WASHINGTON – Social Security numbers and other personal data on 26.5 million veterans and military troops were not copied from a Veterans Affairs computer missing for eight weeks, the FBI said Thursday.
The recovery of the laptop and external drive was a “positive note in this very sad saga,” VA Secretary Jim Nicholson said.
“This has brought to the light of day some real deficiencies in the manner we handled personal data,” said Nicholson, who made the announcement at a House hearing investigating one of the nation’s worst information data breaches.
“If there’s a redeeming part of this, I think we can turn this around,” he said.
Burglars stole the computer equipment from a data analyst’s Maryland home on May 3. Law enforcement officials recovered the laptop after an informant on Wednesday notified the U.S. Park Police that he had heard about a $50,000 reward and knew where it could be found.

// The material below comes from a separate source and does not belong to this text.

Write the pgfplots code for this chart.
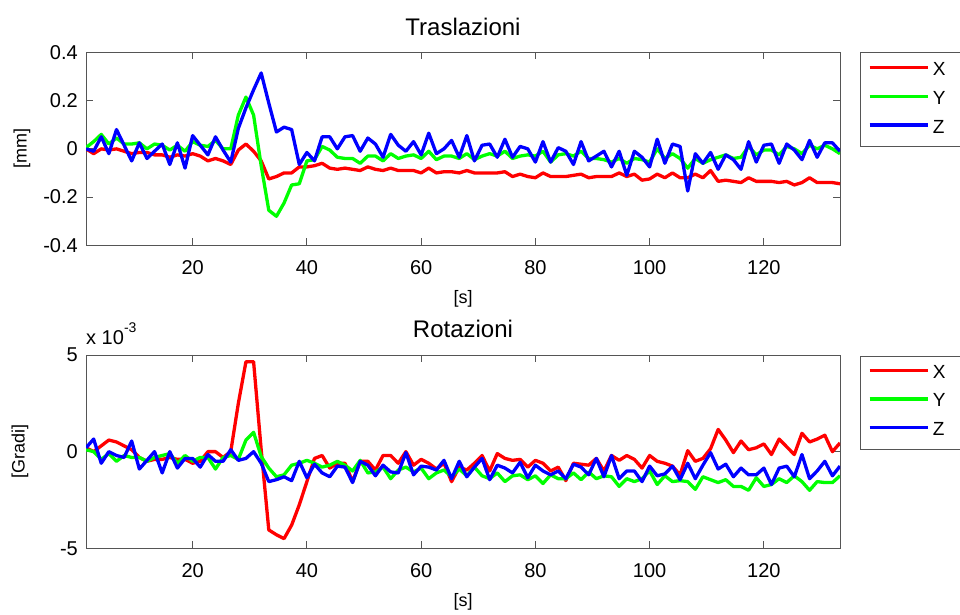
\documentclass[border=0pt]{standalone}
\usepackage{fontspec}
\setmainfont{Liberation Sans}
\usepackage{pgfplots}
\usepackage{pgfplotstable}
\pgfplotsset{compat=1.18}

\pgfplotstableread{
x X Y Z
1.33 0 0.005 0
2.67 -0.02 0.03 -0.01
4 0 0.06 0.05
5.33 -0.005 0.02 -0.02
6.67 0 0.045 0.08
8 -0.01 0.02 0.015
9.33 -0.02 0.02 -0.05
10.67 -0.015 0.025 0.025
12 -0.015 0 -0.04
13.33 -0.025 0.02 -0.01
14.67 -0.025 0.015 0.02
16 -0.035 -0.005 -0.065
17.33 -0.025 0.015 0.025
18.67 -0.03 -0.01 -0.08
20 -0.02 0.03 0.055
21.33 -0.03 0.015 0.015
22.67 -0.05 0.01 -0.025
24 -0.04 0.035 0.05
25.33 -0.05 0 -0.005
26.67 -0.065 0 -0.055
28 -0.005 0.14 0.085
29.33 0.02 0.215 0.17
30.67 -0.01 0.14 0.245
32 -0.05 -0.07 0.315
33.33 -0.125 -0.255 0.19
34.67 -0.115 -0.28 0.07
36 -0.1 -0.225 0.09
37.33 -0.1 -0.15 0.08
38.67 -0.075 -0.145 -0.065
40 -0.075 -0.05 -0.015
41.33 -0.07 -0.045 -0.05
42.67 -0.06 0.01 0.05
44 -0.08 -0.005 0.05
45.33 -0.085 -0.035 0
46.67 -0.08 -0.04 0.05
48 -0.085 -0.04 0.055
49.33 -0.09 -0.06 -0.01
50.67 -0.075 -0.03 0.045
52 -0.085 -0.03 0.02
53.33 -0.09 -0.05 -0.035
54.67 -0.08 -0.02 0.06
56 -0.09 -0.04 0.015
57.33 -0.09 -0.03 -0.01
58.67 -0.09 -0.025 0.03
60 -0.1 -0.04 -0.025
61.33 -0.08 -0.01 0.065
62.67 -0.1 -0.045 -0.02
64 -0.095 -0.03 0
65.33 -0.095 -0.03 0.035
66.67 -0.1 -0.04 -0.035
68 -0.09 -0.02 0.055
69.33 -0.1 -0.045 -0.05
70.67 -0.1 -0.03 0.015
72 -0.1 -0.02 0.02
73.33 -0.1 -0.03 -0.035
74.67 -0.095 -0.01 0.04
76 -0.115 -0.04 -0.035
77.33 -0.105 -0.03 0.01
78.67 -0.115 -0.025 0
80 -0.12 -0.03 -0.055
81.33 -0.1 -0.01 0.03
82.67 -0.115 -0.055 -0.055
84 -0.115 -0.025 0.005
85.33 -0.115 -0.02 -0.01
86.67 -0.11 -0.03 -0.065
88 -0.105 -0.01 0.03
89.33 -0.12 -0.04 -0.05
90.67 -0.115 -0.04 -0.03
92 -0.115 -0.045 -0.01
93.33 -0.115 -0.055 -0.075
94.67 -0.1 -0.04 -0.01
96 -0.115 -0.06 -0.11
97.33 -0.105 -0.04 -0.01
98.67 -0.13 -0.045 -0.035
100 -0.125 -0.055 -0.075
101.33 -0.105 0 0.04
102.67 -0.12 -0.04 -0.06
104 -0.1 -0.02 0.02
105.33 -0.12 -0.04 0.01
106.67 -0.12 -0.08 -0.175
108 -0.105 -0.04 -0.02
109.33 -0.12 -0.06 -0.06
110.67 -0.09 -0.045 -0.015
112 -0.135 -0.035 -0.085
113.33 -0.13 -0.025 -0.025
114.67 -0.135 -0.04 -0.045
116 -0.14 -0.035 -0.085
117.33 -0.12 0.01 0.03
118.67 -0.135 -0.025 -0.055
120 -0.135 -0.005 0.015
121.33 -0.135 -0.005 0.02
122.67 -0.14 -0.025 -0.06
124 -0.135 0.01 0.02
125.33 -0.15 0 -0.005
126.67 -0.14 -0.02 -0.045
128 -0.12 0.015 0.035
129.33 -0.14 0 -0.035
130.67 -0.14 0.015 0.025
132 -0.14 0 0.025
133.33 -0.145 -0.02 -0.01
}\trasl

\pgfplotstableread{
x X Y Z
1.33 0.2 0.1 0.2
2.67 0 0 0.65
4 0.3 -0.4 -0.6
5.33 0.6 -0.1 0
6.67 0.5 -0.5 -0.2
8 0.3 -0.2 -0.3
9.33 0.1 -0.3 0.55
10.67 -0.3 -0.3 -0.9
12 -0.5 -0.5 -0.45
13.33 -0.4 -0.3 0
14.67 -0.4 -0.2 -1.1
16 -0.3 -0.1 0
17.33 -0.4 -0.6 -0.85
18.67 -0.4 -0.2 -0.35
20 -0.6 -0.5 -0.35
21.33 -0.5 -0.3 -0.8
22.67 0 -0.3 -0.15
24 0 -0.9 -0.5
25.33 -0.3 -0.3 -0.5
26.67 0 -0.2 0.1
28 2.5 -0.4 -0.45
29.33 4.65 0.6 -0.35
30.67 4.65 1.0 0
32 0.1 -0.25 -0.6
33.33 -4.05 -0.85 -1.55
34.67 -4.3 -1.3 -1.45
36 -4.5 -1.2 -1.3
37.33 -3.8 -0.7 -1.5
38.67 -2.75 -0.6 -0.5
40 -1.55 -0.45 -1.35
41.33 -0.35 -0.6 -0.65
42.67 -0.2 -0.8 -1.1
44 -0.85 -0.7 -1.3
45.33 -0.6 -0.5 -0.75
46.67 -0.6 -0.7 -0.8
48 -1.55 -1.0 -1.6
49.33 -0.5 -0.45 -0.5
50.67 -0.5 -1.1 -0.7
52 -0.95 -1.05 -1.25
53.33 -0.2 -0.8 -0.7
54.67 -0.2 -1.4 -1.05
56 -0.6 -0.95 -1.1
57.33 0 -0.8 -0.05
58.67 -0.7 -1.05 -1.2
60 -0.4 -0.85 -0.75
61.33 -0.6 -1.4 -0.8
62.67 -0.9 -1.1 -0.95
64 -0.6 -0.95 -0.45
65.33 -1.55 -1.3 -1.4
66.67 -0.8 -0.9 -0.5
68 -0.95 -1.25 -1.3
69.33 -0.6 -0.8 -0.8
70.67 -0.2 -1.25 -0.35
72 -1.0 -1.4 -1.45
73.33 -0.1 -1.1 -0.7
74.67 -0.35 -1.55 -0.85
76 -0.45 -1.25 -1.1
77.33 -0.4 -1.2 -0.55
78.67 -0.8 -1.45 -1.35
80 -0.45 -1.25 -0.7
81.33 -0.6 -1.65 -1.0
82.67 -1.0 -1.2 -1.2
84 -0.8 -1.4 -1.0
85.33 -1.5 -1.4 -1.4
86.67 -0.6 -1.1 -0.65
88 -0.65 -1.45 -0.8
89.33 -0.7 -1.05 -1.2
90.67 -0.35 -1.4 -0.35
92 -1.0 -1.25 -1.3
93.33 -0.2 -1.3 -0.2
94.67 -0.45 -1.8 -1.4
96 -0.2 -1.4 -1.0
97.33 -0.4 -1.55 -1.0
98.67 -0.85 -1.4 -1.55
100 -0.2 -1.0 -0.75
101.33 -0.5 -1.7 -1.25
102.67 -0.6 -1.25 -1.15
104 -0.75 -1.55 -0.75
105.33 -1.2 -1.5 -1.45
106.67 0.05 -1.55 -0.6
108 -0.5 -1.95 -1.4
109.33 -0.35 -1.3 -0.7
110.67 0.15 -1.45 -0.05
112 1.15 -1.6 -0.9
113.33 0.6 -1.45 -0.65
114.67 -0.05 -1.8 -1.3
116 0.55 -1.8 -0.85
117.33 0.1 -2.0 -1.2
118.67 0.2 -1.35 -1.2
120 0.4 -1.8 -0.85
121.33 -0.15 -1.7 -1.7
122.67 0.65 -1.4 -0.85
124 0.25 -1.6 -0.75
125.33 -0.15 -1.25 -1.3
126.67 0.95 -1.55 -0.15
128 0.5 -2.0 -1.4
129.33 0.65 -1.55 -1.0
130.67 0.85 -1.6 -0.5
132 0 -1.6 -1.25
133.33 0.45 -1.25 -0.75
}\rot

\definecolor{axgray}{RGB}{85,85,85}

\pgfplotsset{
  mlab/.style={
    scale only axis, width=754bp,
    xmin=1.33, xmax=133.33,
    clip mode=individual,
    axis line style={axgray, line width=0.8bp},
    every tick/.style={axgray, line width=0.8bp},
    major tick length=7bp,
    tick align=inside,
    xtick={20,40,60,80,100,120},
    xticklabels={20,40,60,80,100,120},
    tick label style={font=\fontsize{20bp}{24bp}\selectfont},
    xticklabel style={inner sep=0pt, anchor=north, yshift=-15bp},
    yticklabel style={inner sep=0pt, anchor=east, xshift=-8bp},
    label style={font=\fontsize{18bp}{22bp}\selectfont},
    xlabel style={at={(axis description cs:0.5,0)}, anchor=center, yshift=-54bp},
    title style={font=\fontsize{24bp}{28bp}\selectfont, at={(axis description cs:0.5,1)}, anchor=base, yshift=11.5bp},
    every axis plot/.append style={line width=3.3bp, line join=round},
    legend style={at={(1,1)}, anchor=north west, xshift=20.7bp,
      draw=none, fill=none,
      font=\fontsize{19bp}{22bp}\selectfont,
      inner xsep=7bp, inner ysep=7bp, row sep=6.7bp,
      nodes={inner xsep=3bp, inner ysep=2bp, text height=14bp, text depth=4bp},
      legend cell align=left},
    legend image code/.code={\draw[#1, line width=3.3bp] (0bp,3bp) -- (58.7bp,3bp);},
  }
}

\begin{document}
\begin{tikzpicture}
\begin{axis}[mlab,
  at={(86bp,369.8bp)}, anchor=south west,
  height=192.7bp,
  ymin=-0.4, ymax=0.4,
  ytick={-0.4,-0.2,0,0.2,0.4},
  yticklabels={-0.4,-0.2,0,0.2,0.4},
  title={Traslazioni},
  xlabel={[s]},
  ylabel={[mm]},
  ylabel style={at={(axis description cs:-0.0849,0.5)}, anchor=center},
]
\addplot[color={rgb,1:red,1;green,0;blue,0}] table[x=x,y=X] {\trasl};
\addplot[color={rgb,1:red,0;green,1;blue,0}] table[x=x,y=Y] {\trasl};
\addplot[color={rgb,1:red,0;green,0;blue,1}] table[x=x,y=Z] {\trasl};
\legend{X,Y,Z}
\draw[axgray, line width=0.8bp] (axis description cs:1.0275,1.0) rectangle (axis description cs:1.18,0.511);
\end{axis}

\begin{axis}[mlab,
  at={(86bp,66.7bp)}, anchor=south west,
  height=193.3bp,
  ymin=-5, ymax=5,
  ytick={-5,0,5},
  yticklabels={-5,0,5},
  title={Rotazioni},
  xlabel={[s]},
  ylabel={[Gradi]},
  ylabel style={at={(axis description cs:-0.0875,0.5)}, anchor=center},
]
\addplot[color={rgb,1:red,1;green,0;blue,0}] table[x=x,y=X] {\rot};
\addplot[color={rgb,1:red,0;green,1;blue,0}] table[x=x,y=Y] {\rot};
\addplot[color={rgb,1:red,0;green,0;blue,1}] table[x=x,y=Z] {\rot};
\legend{X,Y,Z}
\draw[axgray, line width=0.8bp] (axis description cs:1.0275,0.995) rectangle (axis description cs:1.18,0.514);
\node[anchor=base west, inner sep=0pt, font=\fontsize{20bp}{24bp}\selectfont]
  at (axis description cs:0,1) [yshift=10bp]
  {x 10\raisebox{12bp}{\fontsize{14bp}{14bp}\selectfont -3}};
\end{axis}
\pgfresetboundingbox
\useasboundingbox (0,0) rectangle (960bp,615bp);
\end{tikzpicture}
\end{document}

The equipment was then turned in to officials in Montgomery County, Md., where the data analyst lives. No suspects were in custody.
The FBI, in a statement from its Baltimore field office, said a preliminary review of the equipment by its computer forensic teams “has determined that the data base remains intact and has not been accessed since it was stolen.” More tests were planned.
Veterans groups cheered the news but said the government should provide them free credit monitoring to ensure they are fully protected.
“The worst-case scenario may have been averted this time, but an even greater tragedy would be if this type of incident was allowed to happen again because of complacency,” said Joe Davis, a spokesman for the Veterans of Foreign Wars.
John Rowan, president of Vietnam Veterans of America, agreed. “We are pleased and relieved,” he said. “This does not, however, obviate the crisis of confidence in the security of veterans’ personal data and contact information as managed by the VA.”
On Wednesday, President Bush asked Congress for $160.5 million to pay for credit monitoring and other fraud protection for affected veterans. He proposed using dollars set aside but not used yet for food stamps, student loans and trade assistance for farmers.
During the hearing Thursday, Nicholson urged veterans to keep watch over their financial records until more tests are completed in the coming days. But he declined to say whether the VA would ultimately follow through on its plans to offer at least one year of free credit monitoring.
The department is actively working to hire a data analysis company to watch for identity theft, but it will await further tests from the FBI. On average, the monitoring, costs $50 to $150 per person each year.